OANDA Australia’s Anthony Griffin elaborated on the magnitude of the changes: “For years now, Australia has stood out as the only market in the world that allows brokers to hedge client positions with the customer’s own money.”

“This new law will bring us into line with other international markets that ensure client funds are protected and secure, not only safeguarding investors but also ensuring the Australian FX and CFD markets are underpinned by a strong regulatory framework,” Griffin elaborated.

Prospects and Considerations

Coming back to the long term implications, there are many unknowns when it comes to the real impact of the changes to the Australian market. According to Sophie Gerber, while some brokers may fold or sell their assets, ASIC could in theory start issuing more licenses due to the new, stricter rules.

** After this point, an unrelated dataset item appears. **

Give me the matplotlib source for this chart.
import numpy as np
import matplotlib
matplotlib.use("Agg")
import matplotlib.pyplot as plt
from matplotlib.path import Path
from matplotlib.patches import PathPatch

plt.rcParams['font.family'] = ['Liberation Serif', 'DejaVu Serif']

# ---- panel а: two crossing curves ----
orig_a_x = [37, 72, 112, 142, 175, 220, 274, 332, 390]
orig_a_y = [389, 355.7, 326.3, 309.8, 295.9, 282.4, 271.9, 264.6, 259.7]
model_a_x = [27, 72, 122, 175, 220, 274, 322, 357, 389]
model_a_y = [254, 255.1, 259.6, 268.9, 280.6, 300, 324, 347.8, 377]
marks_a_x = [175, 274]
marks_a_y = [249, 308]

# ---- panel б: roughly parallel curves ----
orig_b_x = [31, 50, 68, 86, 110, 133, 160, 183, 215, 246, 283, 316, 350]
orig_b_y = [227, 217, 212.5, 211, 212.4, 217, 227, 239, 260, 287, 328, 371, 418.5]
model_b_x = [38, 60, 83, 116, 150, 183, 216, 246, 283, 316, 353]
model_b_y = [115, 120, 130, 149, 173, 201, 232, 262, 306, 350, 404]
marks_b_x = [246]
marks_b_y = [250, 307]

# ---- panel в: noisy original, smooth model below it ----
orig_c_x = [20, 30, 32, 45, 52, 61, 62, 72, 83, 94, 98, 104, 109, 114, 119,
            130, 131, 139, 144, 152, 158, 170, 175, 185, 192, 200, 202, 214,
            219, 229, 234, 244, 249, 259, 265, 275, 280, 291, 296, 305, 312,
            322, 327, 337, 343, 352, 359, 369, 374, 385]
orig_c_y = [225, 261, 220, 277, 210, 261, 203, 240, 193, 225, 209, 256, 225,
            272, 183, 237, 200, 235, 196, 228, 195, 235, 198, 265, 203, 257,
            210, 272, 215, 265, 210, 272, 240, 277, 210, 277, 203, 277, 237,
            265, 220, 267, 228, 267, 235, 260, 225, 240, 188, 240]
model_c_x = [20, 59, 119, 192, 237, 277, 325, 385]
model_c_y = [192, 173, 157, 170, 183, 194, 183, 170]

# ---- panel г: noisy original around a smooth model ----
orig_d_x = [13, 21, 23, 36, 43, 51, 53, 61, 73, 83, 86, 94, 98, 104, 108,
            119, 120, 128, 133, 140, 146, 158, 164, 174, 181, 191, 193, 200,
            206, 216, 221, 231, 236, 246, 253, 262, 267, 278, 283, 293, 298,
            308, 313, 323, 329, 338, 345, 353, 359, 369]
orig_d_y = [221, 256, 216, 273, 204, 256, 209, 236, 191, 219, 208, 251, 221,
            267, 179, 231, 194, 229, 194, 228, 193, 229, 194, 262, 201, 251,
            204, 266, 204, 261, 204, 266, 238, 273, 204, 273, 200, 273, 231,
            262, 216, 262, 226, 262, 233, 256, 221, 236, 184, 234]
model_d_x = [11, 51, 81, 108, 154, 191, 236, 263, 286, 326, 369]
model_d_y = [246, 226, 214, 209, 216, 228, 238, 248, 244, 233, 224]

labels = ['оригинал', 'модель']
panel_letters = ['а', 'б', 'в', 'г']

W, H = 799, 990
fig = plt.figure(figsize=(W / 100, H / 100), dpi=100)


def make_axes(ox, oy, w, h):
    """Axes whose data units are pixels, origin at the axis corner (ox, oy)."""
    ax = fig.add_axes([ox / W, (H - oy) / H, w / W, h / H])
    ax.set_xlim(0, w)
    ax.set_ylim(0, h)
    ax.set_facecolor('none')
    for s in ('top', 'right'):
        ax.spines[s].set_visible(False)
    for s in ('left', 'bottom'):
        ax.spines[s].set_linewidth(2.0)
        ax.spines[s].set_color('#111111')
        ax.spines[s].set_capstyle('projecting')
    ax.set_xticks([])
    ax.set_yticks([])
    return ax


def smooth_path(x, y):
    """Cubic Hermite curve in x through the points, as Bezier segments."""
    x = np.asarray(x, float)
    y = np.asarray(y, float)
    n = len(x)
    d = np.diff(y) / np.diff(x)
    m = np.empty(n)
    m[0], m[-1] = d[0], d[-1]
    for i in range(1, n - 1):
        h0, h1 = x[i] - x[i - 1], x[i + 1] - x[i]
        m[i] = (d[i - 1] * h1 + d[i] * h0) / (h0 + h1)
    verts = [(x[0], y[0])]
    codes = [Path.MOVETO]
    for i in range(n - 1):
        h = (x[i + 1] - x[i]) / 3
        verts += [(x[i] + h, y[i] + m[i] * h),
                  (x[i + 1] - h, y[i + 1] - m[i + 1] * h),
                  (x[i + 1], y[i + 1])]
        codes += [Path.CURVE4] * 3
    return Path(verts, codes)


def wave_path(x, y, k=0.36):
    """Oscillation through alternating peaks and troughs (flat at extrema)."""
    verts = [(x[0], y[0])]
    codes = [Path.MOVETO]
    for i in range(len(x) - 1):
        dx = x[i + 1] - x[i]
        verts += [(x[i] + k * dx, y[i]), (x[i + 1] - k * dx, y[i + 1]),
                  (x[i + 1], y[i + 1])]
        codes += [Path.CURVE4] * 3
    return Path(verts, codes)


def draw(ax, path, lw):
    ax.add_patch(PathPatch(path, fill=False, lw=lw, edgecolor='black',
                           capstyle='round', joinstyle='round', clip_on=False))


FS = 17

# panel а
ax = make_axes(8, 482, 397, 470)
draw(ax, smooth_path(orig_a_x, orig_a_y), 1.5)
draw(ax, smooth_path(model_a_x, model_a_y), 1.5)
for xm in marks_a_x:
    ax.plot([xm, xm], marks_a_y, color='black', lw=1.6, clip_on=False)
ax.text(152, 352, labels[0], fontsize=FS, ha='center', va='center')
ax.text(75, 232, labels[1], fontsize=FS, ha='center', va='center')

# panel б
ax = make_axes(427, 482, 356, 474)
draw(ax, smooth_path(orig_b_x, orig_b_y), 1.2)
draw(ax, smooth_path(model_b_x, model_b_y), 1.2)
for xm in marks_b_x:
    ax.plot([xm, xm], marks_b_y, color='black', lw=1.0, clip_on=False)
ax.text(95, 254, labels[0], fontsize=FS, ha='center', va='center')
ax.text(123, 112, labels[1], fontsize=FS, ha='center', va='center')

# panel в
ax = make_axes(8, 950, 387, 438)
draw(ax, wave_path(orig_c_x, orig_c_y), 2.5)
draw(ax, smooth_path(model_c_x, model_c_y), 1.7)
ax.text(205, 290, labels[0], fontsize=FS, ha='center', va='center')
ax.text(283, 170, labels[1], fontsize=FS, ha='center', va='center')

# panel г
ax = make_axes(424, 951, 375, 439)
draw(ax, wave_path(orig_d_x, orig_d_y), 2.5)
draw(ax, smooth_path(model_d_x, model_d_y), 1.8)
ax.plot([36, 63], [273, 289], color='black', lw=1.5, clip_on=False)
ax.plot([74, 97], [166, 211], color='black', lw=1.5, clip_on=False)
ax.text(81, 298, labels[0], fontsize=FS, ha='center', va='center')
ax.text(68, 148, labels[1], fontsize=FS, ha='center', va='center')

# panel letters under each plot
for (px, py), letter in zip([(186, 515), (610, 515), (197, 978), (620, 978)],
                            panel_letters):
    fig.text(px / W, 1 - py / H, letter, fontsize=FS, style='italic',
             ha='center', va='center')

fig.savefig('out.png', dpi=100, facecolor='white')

Another point Mrs Gerber elaborated on is on whether we will see local brokers move towards a 'sophisticated' investor model: “Given clients that meet the wholesale investor test are carved out from the client money rules, meaning that their funds can still be used by the broker to hedge their positions.”

Regardless of the changes to the Australian market, brokers that are operating with a solid business model still have a future. While in the short term their capital requirements may go up, interest from clients in opening a trading account may increase due to the additional protection provided by the law.

Until we see the endgame, brokers have close to 10 months to reassess their options and submit their comments to ASIC and take measures to address the upcoming regulatory changes.